(begin)
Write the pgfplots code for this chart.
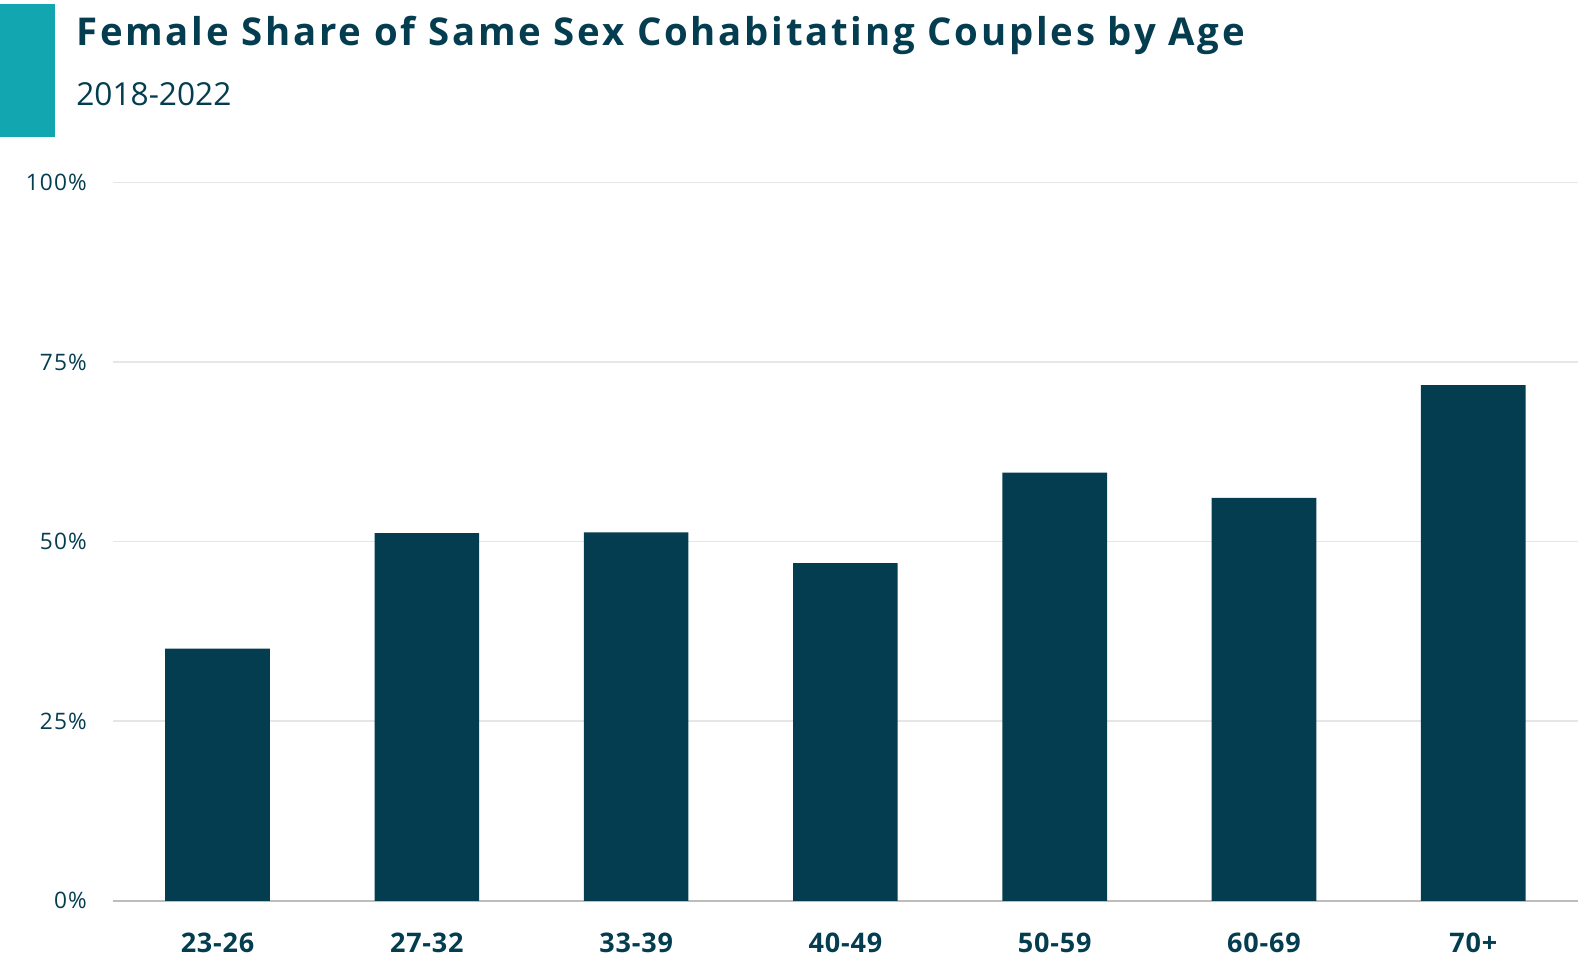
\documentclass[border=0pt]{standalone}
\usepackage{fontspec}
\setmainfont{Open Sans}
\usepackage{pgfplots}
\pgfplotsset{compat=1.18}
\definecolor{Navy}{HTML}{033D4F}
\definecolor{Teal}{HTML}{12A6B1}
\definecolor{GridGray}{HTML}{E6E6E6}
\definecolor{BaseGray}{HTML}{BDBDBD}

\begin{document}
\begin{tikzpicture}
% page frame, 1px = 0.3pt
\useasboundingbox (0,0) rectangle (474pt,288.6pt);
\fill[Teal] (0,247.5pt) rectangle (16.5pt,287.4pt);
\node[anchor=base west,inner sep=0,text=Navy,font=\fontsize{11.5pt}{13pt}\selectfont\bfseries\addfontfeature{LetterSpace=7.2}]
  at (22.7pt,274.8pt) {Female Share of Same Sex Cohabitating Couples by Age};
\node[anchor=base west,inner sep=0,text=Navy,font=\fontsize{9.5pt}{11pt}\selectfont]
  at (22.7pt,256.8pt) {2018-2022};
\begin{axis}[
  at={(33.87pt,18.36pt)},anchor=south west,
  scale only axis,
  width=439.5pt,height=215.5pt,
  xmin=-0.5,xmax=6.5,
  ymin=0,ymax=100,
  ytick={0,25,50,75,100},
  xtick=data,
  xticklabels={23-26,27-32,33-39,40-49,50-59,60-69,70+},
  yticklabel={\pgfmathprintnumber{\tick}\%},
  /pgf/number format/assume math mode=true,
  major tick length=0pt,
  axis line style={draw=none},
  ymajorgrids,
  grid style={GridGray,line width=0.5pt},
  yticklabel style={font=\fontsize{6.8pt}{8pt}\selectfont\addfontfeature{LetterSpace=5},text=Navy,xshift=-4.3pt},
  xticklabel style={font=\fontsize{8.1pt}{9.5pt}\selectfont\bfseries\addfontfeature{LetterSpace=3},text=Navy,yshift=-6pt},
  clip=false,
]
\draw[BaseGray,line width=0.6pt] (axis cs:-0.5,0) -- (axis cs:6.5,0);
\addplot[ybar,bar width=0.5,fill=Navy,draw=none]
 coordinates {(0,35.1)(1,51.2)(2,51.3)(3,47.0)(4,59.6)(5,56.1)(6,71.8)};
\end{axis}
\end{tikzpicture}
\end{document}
(end)
(begin)
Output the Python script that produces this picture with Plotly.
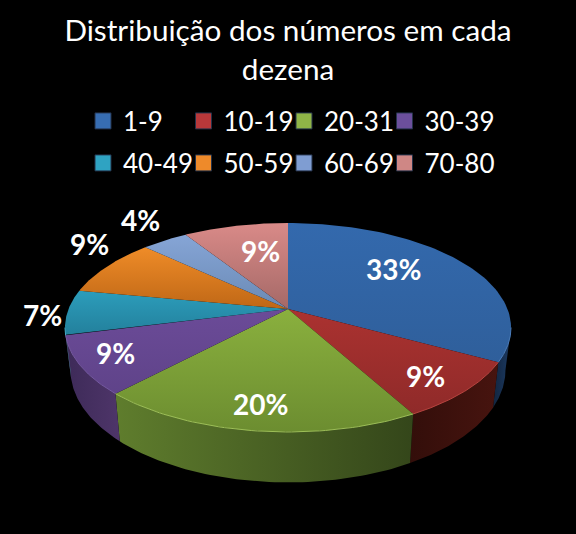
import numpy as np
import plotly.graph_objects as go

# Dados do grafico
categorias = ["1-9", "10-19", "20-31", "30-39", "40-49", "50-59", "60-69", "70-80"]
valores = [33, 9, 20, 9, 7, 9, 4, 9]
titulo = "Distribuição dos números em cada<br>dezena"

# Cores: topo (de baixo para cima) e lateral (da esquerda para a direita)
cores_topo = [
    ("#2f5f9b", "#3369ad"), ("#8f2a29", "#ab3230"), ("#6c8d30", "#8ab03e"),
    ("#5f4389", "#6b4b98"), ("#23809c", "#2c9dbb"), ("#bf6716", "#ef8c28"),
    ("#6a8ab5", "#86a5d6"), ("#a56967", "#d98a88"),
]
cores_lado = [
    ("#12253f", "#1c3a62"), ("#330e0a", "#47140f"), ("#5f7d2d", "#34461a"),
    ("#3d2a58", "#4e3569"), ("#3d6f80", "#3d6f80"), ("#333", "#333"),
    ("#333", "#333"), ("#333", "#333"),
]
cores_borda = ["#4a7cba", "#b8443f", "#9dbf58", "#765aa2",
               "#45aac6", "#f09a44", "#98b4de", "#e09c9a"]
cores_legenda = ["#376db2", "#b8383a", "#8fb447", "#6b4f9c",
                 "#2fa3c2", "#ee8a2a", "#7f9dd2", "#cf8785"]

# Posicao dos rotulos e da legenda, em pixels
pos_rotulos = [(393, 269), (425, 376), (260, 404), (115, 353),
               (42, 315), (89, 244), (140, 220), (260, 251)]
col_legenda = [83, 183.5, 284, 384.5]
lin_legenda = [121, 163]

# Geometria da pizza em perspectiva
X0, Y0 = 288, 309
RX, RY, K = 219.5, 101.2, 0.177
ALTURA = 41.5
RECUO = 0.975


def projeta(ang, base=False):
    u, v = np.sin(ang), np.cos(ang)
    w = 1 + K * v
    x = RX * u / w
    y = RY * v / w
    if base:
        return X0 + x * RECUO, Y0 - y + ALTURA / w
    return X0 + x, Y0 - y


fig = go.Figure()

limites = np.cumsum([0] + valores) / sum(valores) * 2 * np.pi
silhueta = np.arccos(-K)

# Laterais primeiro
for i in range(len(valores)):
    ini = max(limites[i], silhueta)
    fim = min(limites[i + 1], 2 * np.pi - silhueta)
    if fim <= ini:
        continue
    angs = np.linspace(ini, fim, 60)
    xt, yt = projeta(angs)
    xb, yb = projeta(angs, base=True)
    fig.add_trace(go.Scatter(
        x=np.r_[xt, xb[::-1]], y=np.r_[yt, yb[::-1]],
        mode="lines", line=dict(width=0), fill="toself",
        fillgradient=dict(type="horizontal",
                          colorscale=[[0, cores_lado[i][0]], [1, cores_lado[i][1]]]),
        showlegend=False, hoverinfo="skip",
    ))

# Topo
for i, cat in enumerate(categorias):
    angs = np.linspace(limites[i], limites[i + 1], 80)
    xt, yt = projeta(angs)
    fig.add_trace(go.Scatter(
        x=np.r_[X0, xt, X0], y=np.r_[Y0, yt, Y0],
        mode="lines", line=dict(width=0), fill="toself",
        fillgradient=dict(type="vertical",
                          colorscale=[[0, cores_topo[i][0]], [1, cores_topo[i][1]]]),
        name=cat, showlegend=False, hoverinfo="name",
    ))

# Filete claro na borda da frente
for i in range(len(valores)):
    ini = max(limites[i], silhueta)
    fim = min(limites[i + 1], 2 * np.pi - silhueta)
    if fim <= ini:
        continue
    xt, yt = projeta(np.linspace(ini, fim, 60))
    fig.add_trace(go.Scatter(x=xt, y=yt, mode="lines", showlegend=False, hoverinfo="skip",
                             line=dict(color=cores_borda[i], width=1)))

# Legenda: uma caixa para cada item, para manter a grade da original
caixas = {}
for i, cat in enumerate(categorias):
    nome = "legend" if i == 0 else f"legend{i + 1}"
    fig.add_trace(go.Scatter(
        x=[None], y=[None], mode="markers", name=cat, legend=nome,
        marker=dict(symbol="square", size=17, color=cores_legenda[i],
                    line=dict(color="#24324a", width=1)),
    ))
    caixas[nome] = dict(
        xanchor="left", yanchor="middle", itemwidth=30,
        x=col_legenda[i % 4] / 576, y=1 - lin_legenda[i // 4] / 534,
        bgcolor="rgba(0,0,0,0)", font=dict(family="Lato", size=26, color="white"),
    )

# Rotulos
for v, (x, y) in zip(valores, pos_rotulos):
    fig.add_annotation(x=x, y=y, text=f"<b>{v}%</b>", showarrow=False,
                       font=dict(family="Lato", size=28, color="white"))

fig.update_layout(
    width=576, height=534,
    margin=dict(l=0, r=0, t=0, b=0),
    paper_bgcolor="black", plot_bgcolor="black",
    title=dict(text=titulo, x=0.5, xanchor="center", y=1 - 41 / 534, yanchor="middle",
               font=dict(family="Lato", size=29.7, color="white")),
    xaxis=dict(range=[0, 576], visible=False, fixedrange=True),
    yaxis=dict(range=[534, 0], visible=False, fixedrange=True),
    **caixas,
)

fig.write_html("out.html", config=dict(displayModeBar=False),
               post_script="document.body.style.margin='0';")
(end)
(begin)
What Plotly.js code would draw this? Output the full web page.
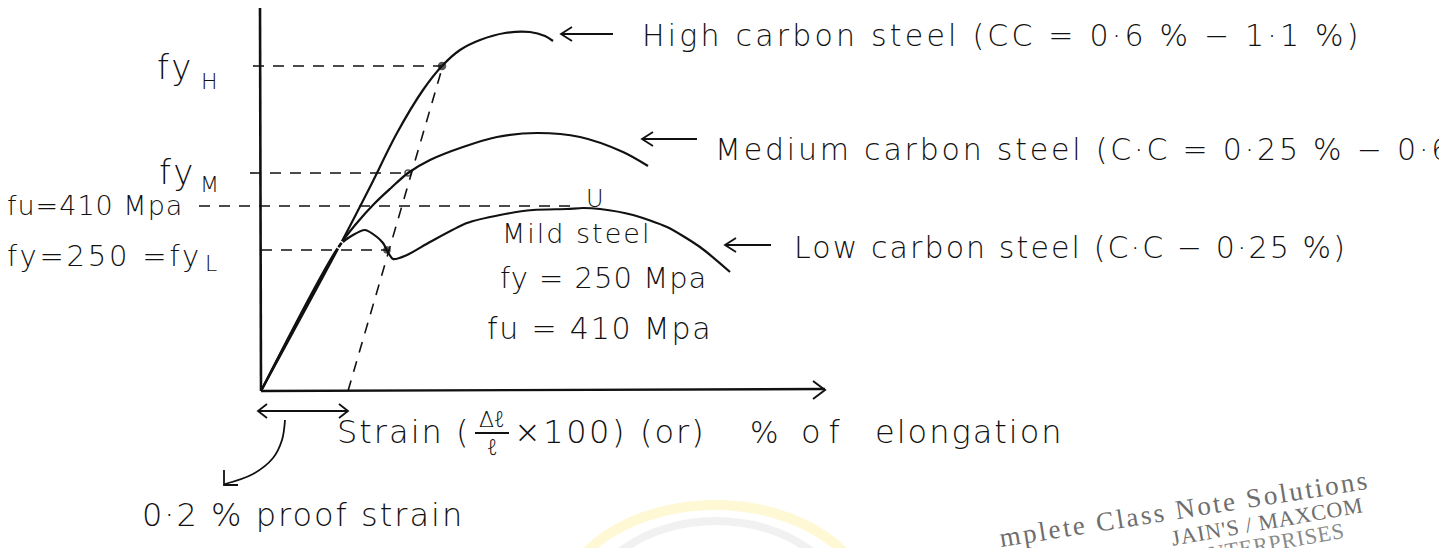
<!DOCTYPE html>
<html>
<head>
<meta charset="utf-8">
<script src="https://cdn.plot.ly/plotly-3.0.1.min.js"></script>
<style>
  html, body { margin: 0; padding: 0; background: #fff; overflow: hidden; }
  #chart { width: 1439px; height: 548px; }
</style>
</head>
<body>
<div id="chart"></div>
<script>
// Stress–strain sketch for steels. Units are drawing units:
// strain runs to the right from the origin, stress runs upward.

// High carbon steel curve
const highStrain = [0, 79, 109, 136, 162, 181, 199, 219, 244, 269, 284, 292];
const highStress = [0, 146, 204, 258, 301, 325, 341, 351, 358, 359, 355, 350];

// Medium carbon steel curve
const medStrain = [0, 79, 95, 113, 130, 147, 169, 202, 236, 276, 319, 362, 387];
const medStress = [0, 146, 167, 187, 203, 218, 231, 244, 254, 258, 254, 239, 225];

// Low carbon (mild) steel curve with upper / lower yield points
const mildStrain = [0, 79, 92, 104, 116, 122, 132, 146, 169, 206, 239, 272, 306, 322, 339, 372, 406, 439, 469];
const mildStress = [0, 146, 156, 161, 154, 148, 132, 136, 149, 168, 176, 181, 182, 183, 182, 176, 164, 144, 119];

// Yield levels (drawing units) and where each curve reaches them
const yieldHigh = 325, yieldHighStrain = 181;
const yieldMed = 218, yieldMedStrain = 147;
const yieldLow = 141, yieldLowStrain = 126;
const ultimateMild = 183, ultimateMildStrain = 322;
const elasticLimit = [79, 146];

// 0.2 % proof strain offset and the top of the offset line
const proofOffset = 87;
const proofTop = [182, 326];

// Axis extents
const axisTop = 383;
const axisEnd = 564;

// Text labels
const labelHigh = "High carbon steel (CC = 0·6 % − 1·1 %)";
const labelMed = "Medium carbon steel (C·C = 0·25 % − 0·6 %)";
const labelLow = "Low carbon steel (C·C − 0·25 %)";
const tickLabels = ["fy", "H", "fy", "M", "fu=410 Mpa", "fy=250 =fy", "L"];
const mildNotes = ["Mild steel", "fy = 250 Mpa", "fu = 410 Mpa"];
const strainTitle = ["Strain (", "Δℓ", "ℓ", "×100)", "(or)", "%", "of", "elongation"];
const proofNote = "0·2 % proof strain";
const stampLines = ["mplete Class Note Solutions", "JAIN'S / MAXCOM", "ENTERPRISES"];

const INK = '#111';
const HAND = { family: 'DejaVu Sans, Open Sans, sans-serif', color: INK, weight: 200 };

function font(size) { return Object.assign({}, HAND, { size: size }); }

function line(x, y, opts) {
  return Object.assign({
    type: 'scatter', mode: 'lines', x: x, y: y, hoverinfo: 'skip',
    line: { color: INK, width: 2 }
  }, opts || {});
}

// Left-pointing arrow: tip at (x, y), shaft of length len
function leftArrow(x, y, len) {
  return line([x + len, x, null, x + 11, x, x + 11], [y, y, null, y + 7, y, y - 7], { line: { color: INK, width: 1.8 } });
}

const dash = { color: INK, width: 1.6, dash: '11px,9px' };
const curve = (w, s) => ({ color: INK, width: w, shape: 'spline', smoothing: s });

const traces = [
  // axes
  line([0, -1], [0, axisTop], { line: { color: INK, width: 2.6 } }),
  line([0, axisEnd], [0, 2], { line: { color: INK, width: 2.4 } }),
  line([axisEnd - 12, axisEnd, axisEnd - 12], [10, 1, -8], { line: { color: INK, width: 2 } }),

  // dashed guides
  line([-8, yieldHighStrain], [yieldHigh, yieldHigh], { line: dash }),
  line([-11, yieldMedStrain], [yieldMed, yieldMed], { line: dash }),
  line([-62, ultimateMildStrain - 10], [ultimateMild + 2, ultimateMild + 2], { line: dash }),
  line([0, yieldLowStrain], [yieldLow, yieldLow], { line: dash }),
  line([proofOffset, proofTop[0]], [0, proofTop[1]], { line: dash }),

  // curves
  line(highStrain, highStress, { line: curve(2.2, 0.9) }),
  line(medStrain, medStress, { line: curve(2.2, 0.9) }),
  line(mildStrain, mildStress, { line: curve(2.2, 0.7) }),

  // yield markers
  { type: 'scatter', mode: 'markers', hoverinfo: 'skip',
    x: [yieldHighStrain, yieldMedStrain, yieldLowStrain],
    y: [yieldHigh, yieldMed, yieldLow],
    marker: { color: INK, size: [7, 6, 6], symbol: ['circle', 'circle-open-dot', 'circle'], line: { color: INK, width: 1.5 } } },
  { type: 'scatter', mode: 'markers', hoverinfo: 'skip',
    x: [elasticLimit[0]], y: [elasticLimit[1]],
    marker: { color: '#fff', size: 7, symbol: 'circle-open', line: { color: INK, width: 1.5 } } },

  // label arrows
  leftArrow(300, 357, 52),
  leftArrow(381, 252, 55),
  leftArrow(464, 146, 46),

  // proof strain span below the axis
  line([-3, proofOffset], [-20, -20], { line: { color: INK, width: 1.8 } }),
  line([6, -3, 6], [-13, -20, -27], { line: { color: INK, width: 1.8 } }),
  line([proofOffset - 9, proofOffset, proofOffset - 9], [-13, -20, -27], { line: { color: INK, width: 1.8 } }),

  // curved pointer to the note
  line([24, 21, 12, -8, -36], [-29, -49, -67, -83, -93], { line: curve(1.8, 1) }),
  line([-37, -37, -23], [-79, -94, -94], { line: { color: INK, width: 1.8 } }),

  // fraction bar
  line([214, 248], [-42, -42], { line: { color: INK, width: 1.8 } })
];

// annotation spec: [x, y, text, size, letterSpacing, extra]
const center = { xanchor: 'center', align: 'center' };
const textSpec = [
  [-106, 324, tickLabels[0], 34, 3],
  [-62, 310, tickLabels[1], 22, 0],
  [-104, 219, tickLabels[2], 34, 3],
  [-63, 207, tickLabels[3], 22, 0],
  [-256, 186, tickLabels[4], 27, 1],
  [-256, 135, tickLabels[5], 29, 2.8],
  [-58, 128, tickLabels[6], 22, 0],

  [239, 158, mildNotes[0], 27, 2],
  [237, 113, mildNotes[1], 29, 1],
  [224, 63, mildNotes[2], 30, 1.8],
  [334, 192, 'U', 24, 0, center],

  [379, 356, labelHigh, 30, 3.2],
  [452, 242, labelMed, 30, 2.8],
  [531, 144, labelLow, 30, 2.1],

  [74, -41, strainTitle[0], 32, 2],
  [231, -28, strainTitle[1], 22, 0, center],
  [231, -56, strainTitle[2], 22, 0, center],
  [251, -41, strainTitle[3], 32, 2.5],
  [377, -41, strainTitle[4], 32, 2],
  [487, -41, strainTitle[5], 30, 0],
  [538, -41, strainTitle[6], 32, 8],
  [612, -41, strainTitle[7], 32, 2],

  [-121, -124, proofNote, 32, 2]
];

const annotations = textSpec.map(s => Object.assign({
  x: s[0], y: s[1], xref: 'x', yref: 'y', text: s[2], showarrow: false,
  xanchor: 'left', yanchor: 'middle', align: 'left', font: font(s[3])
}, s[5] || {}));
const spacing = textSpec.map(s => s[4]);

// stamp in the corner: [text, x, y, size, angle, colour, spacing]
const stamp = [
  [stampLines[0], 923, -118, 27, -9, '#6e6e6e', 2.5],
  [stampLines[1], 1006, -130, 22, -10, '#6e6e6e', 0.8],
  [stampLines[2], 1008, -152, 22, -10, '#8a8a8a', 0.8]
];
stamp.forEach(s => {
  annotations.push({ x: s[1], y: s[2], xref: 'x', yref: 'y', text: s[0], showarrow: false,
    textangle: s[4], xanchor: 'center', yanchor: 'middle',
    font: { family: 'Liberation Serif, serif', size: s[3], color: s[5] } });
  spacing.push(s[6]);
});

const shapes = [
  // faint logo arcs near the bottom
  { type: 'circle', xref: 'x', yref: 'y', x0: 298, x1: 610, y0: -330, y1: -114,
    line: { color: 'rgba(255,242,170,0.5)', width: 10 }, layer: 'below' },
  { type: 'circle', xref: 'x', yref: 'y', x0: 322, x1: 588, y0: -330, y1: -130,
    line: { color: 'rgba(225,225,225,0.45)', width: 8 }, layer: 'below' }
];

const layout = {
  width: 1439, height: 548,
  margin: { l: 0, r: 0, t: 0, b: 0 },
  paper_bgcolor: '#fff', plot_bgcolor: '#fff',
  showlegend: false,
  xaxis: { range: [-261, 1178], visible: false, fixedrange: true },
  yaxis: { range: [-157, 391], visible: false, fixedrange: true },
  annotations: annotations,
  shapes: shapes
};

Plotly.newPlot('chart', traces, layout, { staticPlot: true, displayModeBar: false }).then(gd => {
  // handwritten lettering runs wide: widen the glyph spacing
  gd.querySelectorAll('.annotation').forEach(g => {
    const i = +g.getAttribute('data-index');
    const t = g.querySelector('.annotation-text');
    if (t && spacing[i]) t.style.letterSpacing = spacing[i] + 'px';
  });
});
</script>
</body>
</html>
(end)
Leave out the pictures and quote exactly the lines from the one where "Output the Python" appears to the one where "dos números em" appears, both ends counted.

◆ WORKED SOLUTION
Output the Python script that produces this picture with Plotly.
import numpy as np
import plotly.graph_objects as go

# Dados do grafico
categorias = ["1-9", "10-19", "20-31", "30-39", "40-49", "50-59", "60-69", "70-80"]
valores = [33, 9, 20, 9, 7, 9, 4, 9]
titulo = "Distribuição dos números em cada<br>dezena"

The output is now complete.